Les enjeux de l’AEC pour la Thaïlande et les autres pays de l’Asean ne sont pas seulement économiques : ils sont aussi politiques, et la constitution d’un bloc homogène capable de négocier avec les grandes puissances commerciales que sont la Chine et les Etats-Unis est un enjeu important pour l’avenir.
C’est surtout le cas pour contrer les éventuelles ambitions de la Chine, dont les revendications territoriales en mer de Chine sur des portions de territoires disputées par le Vietnam et les Philippines, ont semé le doute sur les intentions des dirigeants chinois.
« Les principal problème en ce moment, c’est que la politique de la Chine vis à vis des pays de l’Asean manque de clarté »
estime Arnaud Leveau, chercheur en sciences politiques, Université Chulalongkorn.
« La Chine mène une politique de « dual track » c’est à dire qu’elle accepte de négocier certains sujets avec l’Asean en tant qu’entité constituée, mais pour d’autres problèmes (en général les plus importants) elle négocie également directement avec les pays membres de manière séparée. »
En fait la course est lancée entre les États-Unis et la Chine pour être le premier à être en mesure d’annoncer une zone de libre échange dans la région Asie Pacifique. La Chine espère utiliser sa position en tant que président de l’APEC cette année pour proposer une étude de faisabilité sur un accord de libre-échange de l’Asie-Pacifique (FTAAP), évoqué pour la première fois en 2006.
ASEAN, AEC, FTAAP, TPP, APEC : l’étourdissante valse des sigles.
Pas facile de s’y retrouver dans la quantité de sigles qui envahissent les articles consacrés au commerce et à la géo politique dans la région. De manière très schématique on peut dire :
1. AEC = les pays de l’ASEAN avec en plus une zone de libre échange, des accords sur multi latéraux sur la libre circulation des services et des capitaux.
2. FTAAP (Free Trade Agreement for the Asia-Pacific) : c’est le projet de zone de libre échange soutenu par la Chine dans la région à partir des pays membres de l’APEC.
La Thaïlande fait partie des pays de l’Apec, elle est donc potentiellement intéressée par le projet soutenu par la Chine
3. TPP (Trans-Pacific Partnership, ou Partenariat trans-Pacifique) : le projet concurrent d’union douanière soutenu par les Etats-Unis.
Depuis 2014 douze pays de la région Asie-Pacifique ont participé aux négociations sur le TPP: Australie , Brunéi Darussalam , Canada , Chili , Japon , Malaisie , Mexique , Nouvelle-Zélande , Pérou , Singapour , le Royaume-Unis , et le Vietnam. Les pays du Trans-Pacific Partnership ont annoncé que le TPP vise à «renforcer le commerce et l’investissement entre les pays partenaires du PPT, à promouvoir l’innovation, la croissance économique et le développement, et à soutenir la création et le maintien d’emplois.»

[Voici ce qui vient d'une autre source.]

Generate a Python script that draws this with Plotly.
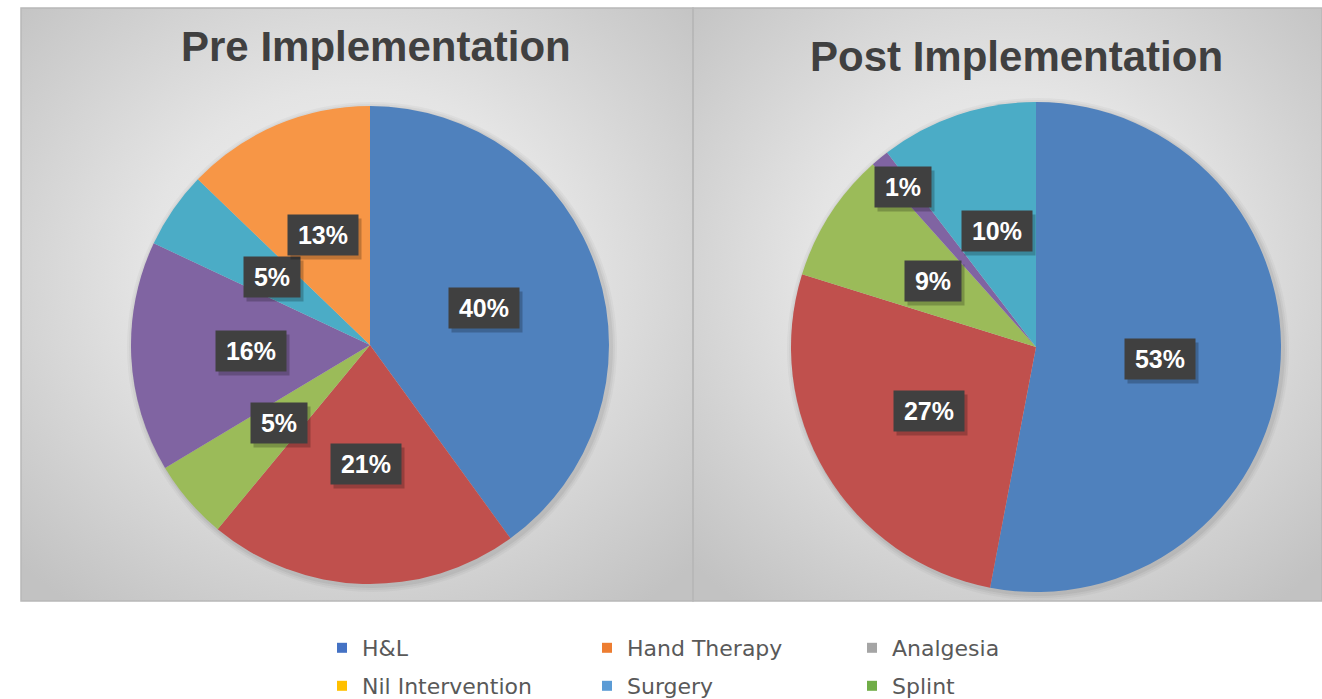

La Thaïlande au centre des projets concurrents
Potentiellement, la Thaïlande peut être partie à toutes les initiatives en cours. Elle est de fait impliquée par le projet AEC qui concerne tous les pays de l’Asean, mais elle n’a pas encore choisi de rallier le projet chinois ou le projet américain. Pour le moment la Thaïlande, contrairement à la Malaisie, Vietnam et Singapour, ne fait pas partie des pays associés au TPP, elle penche donc plutôt en faveur du projet chinois.
La mise en œuvre du TPP est l’un des principaux objectifs de la politique commerciale de l’administration Obama. Mais ce projet exclut la Chine et selon certaines estimations, la mise en place du TPP pourrait coûter environ 100 milliards de dollars à la Chine par an. Pékin tente donc à tout prix de neutraliser le plan américain, notamment en poussant son propre projet (FTAAP) mais aussi comme indiqué plus haut, en multipliant les négociations bi-latérales avec les pays de la zone.
La liste des pays ayant déjà un accord de FTA avec la Chine, et la liste de ceux qui sont en négociation est disponible sur un site officiel du gouvernement chinois qui est exclusivement consacré à ce sujet : http://fta.mofcom.gov.cn/english/index.shtml
Rien qu’au mois de novembre, la Chine a annoncé avoir signé un tel traité avec la Corée du Sud et l’Australie. Les implications sont importantes puisque l’Australie fait elle même partie du projet TPP soutenu pas les américains.
Six accords de libre-échange ont été déjà été signés séparément par la Thaïlande avec l’Australie, la Chine (2003), l’Inde, la Nouvelle-Zélande et les 10 pays membres de l’ASEAN (Association des nations de l’Asie du Sud-Est).